Zhang Yanhua was still living in Tianjin. His words had not been used against Yang and the others, but he had done little to stand up for them afterward. He became interested in Christianity, prayed for his friends every day, and agreed to testify when Yang's wife, Lu Kun, tracked him down.
Huang Haixia knew her signed statements had hurt her friends, but had tried to forget them. After the first trial, she wrote a careful letter to the judge at the request of Xu Wei's girlfriend indicating her answers had been "distorted to some extent" by state security officers. Then she moved to Shanghai. Zhang found her there and persuaded her to return to Beijing for the hearing.
Fan Erjun was still a tutor at Beihang University and for months he had been too scared even to ask around about what had happened to his friends. Once, Lu Kun asked to see him, and he put her off, saying he needed time to think. But weeks before the appeal hearing, Yang's lawyer called him and reminded him of the statements he had signed. He was surprised by the harshness of his words, and felt so terrible he agreed to testify, too.
But the court refused to let any of them in. The three sat on the curb and wrote a statement defending their friends and denying the New Youth Study Group ever intended to overthrow the government. The court refused to accept it.

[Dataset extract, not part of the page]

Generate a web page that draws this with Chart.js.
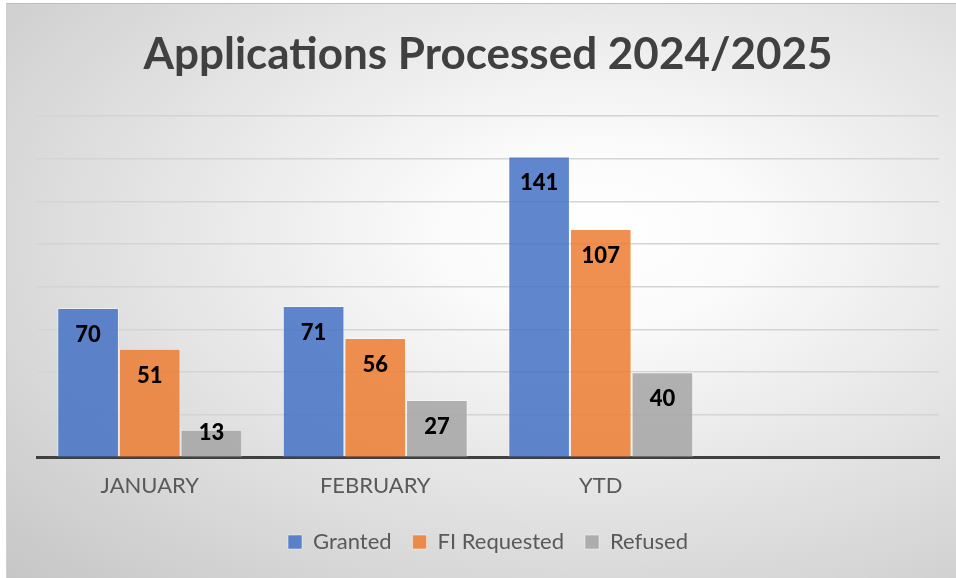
<!DOCTYPE html>
<html>
<head>
<meta charset="utf-8">
<script src="https://cdn.jsdelivr.net/npm/chart.js@4"></script>
<style>
	html, body { margin: 0; padding: 0; background: #ffffff; }
	#frame {
		position: absolute;
		left: 6px;
		top: 3px;
		width: 950px;
		height: 575px;
		border-top: 1px solid #bdbdbd;
		border-left: 1px solid #cfcfcf;
		background: radial-gradient(ellipse farthest-corner at 62% 40%, #ffffff 0%, #fbfbfb 18%, #c6c6c6 100%);
	}
	#chart { display: block; }
</style>
</head>
<body>
<div id="frame"><canvas id="chart" width="950" height="575"></canvas></div>
<script>
// -------------------- data -------------------- //
const categories = ['JANUARY', 'FEBRUARY', 'YTD', ''];
const granted = [70, 71, 141, null];
const fiRequested = [51, 56, 107, null];
const refused = [13, 27, 40, null];
const yTicks = [0, 20, 40, 60, 80, 100, 120, 140, 160];

const FONT = 'Lato, "Open Sans", sans-serif';

// value labels sit inside the bar end, like Excel's "inside end"
const insideEndLabels = {
	id: 'insideEndLabels',
	afterDatasetsDraw(chart) {
		const ctx = chart.ctx;
		ctx.save();
		ctx.font = `900 22px ${FONT}`;
		ctx.fillStyle = '#000000';
		ctx.textAlign = 'center';
		ctx.textBaseline = 'middle';
		chart.data.datasets.forEach((ds, i) => {
			const meta = chart.getDatasetMeta(i);
			meta.data.forEach((bar, j) => {
				const v = ds.data[j];
				if (v == null) return;
				const y = Math.min(bar.y + 27, bar.base - 24);
				ctx.fillText(String(v), bar.x, y);
			});
		});
		ctx.restore();
	},
};

const ctx = /** @type {HTMLCanvasElement} */ (document.getElementById('chart'));
new Chart(ctx, {
	type: 'bar',
	data: {
		labels: categories,
		datasets: [
			{
				label: 'Granted',
				data: granted,
				backgroundColor: 'rgba(68, 114, 196, 0.85)',
				borderColor: 'rgba(255, 255, 255, 0.45)',
				borderWidth: 1,
			},
			{
				label: 'FI Requested',
				data: fiRequested,
				backgroundColor: 'rgba(237, 125, 49, 0.85)',
				borderColor: 'rgba(255, 255, 255, 0.45)',
				borderWidth: 1,
			},
			{
				label: 'Refused',
				data: refused,
				backgroundColor: 'rgba(165, 165, 165, 0.85)',
				borderColor: 'rgba(255, 255, 255, 0.45)',
				borderWidth: 1,
			},
		],
	},
	options: {
		responsive: false,
		devicePixelRatio: 1,
		animation: false,
		categoryPercentage: 0.82,
		barPercentage: 1,
		layout: {
			padding: { left: 30, right: 18, top: 0, bottom: 16 },
		},
		scales: {
			x: {
				grid: { display: false, drawTicks: false },
				border: { display: true, color: '#404040', width: 3 },
				ticks: {
					color: '#595959',
					font: { family: FONT, size: 22 },
					padding: 15,
				},
				// keep the labels where they are but let the legend sit closer
				afterFit: (scale) => {
					scale.height -= 4;
				},
			},
			y: {
				min: 0,
				max: 160,
				afterBuildTicks: (axis) => {
					axis.ticks = yTicks.map((v) => ({ value: v }));
				},
				grid: {
					color: '#d4d4d4',
					lineWidth: 1.5,
					drawTicks: false,
				},
				border: { display: false },
				ticks: { display: false },
			},
		},
		plugins: {
			title: {
				display: true,
				text: 'Applications Processed 2024/2025',
				color: '#404040',
				font: { family: FONT, size: 44, weight: 'bold' },
				padding: { top: 24, bottom: 35 },
			},
			legend: {
				position: 'bottom',
				labels: {
					color: '#595959',
					font: { family: FONT, size: 22 },
					boxWidth: 14,
					boxHeight: 14,
					padding: 21,
				},
			},
			tooltip: { enabled: false },
		},
	},
	plugins: [insideEndLabels],
});
</script>
</body>
</html>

Later, Lu said she had forgiven all three of them. "They're young," she said, "and they were pressured to do what they did."
But she would not forgive Li Yuzhou. She said his actions had been voluntary. "He lied and betrayed his friends, then left the country instead of staying to help them," she said. "He doesn't deserve political asylum. . . . He should come back, even if it means going to jail, because that's where he deserves to be. He should accept responsibility for what he's done."
Once, Li called her from Bangkok and asked her to send him copies of court papers so he could try to help her husband. She replied: "I hate you."
In November 2003, the court rejected the four defendants' appeals.
Lu was allowed to visit her husband for the first time last month, almost exactly three years after he was arrested. His head had been shaved, and he was thin and pale, she said. The couple sat on opposite sides of a glass panel and spoke through telephone handsets, but it was difficult to hear each other because the room was full of other prisoners and visitors.
Lu said she wept, telling her husband that she had finally read his essays, that she understood now why he had insisted on writing them. But Yang did most of the talking. He spoke slowly, expressing sadness about letting his family down. He asked her to visit his parents, and to take good care of herself in his absence.
"He said he had been falsely convicted," Lu said. "And he told me to prepare myself. He said he wouldn't admit he was guilty to get parole."
After only 20 minutes, the telephone line went dead. Their time was up.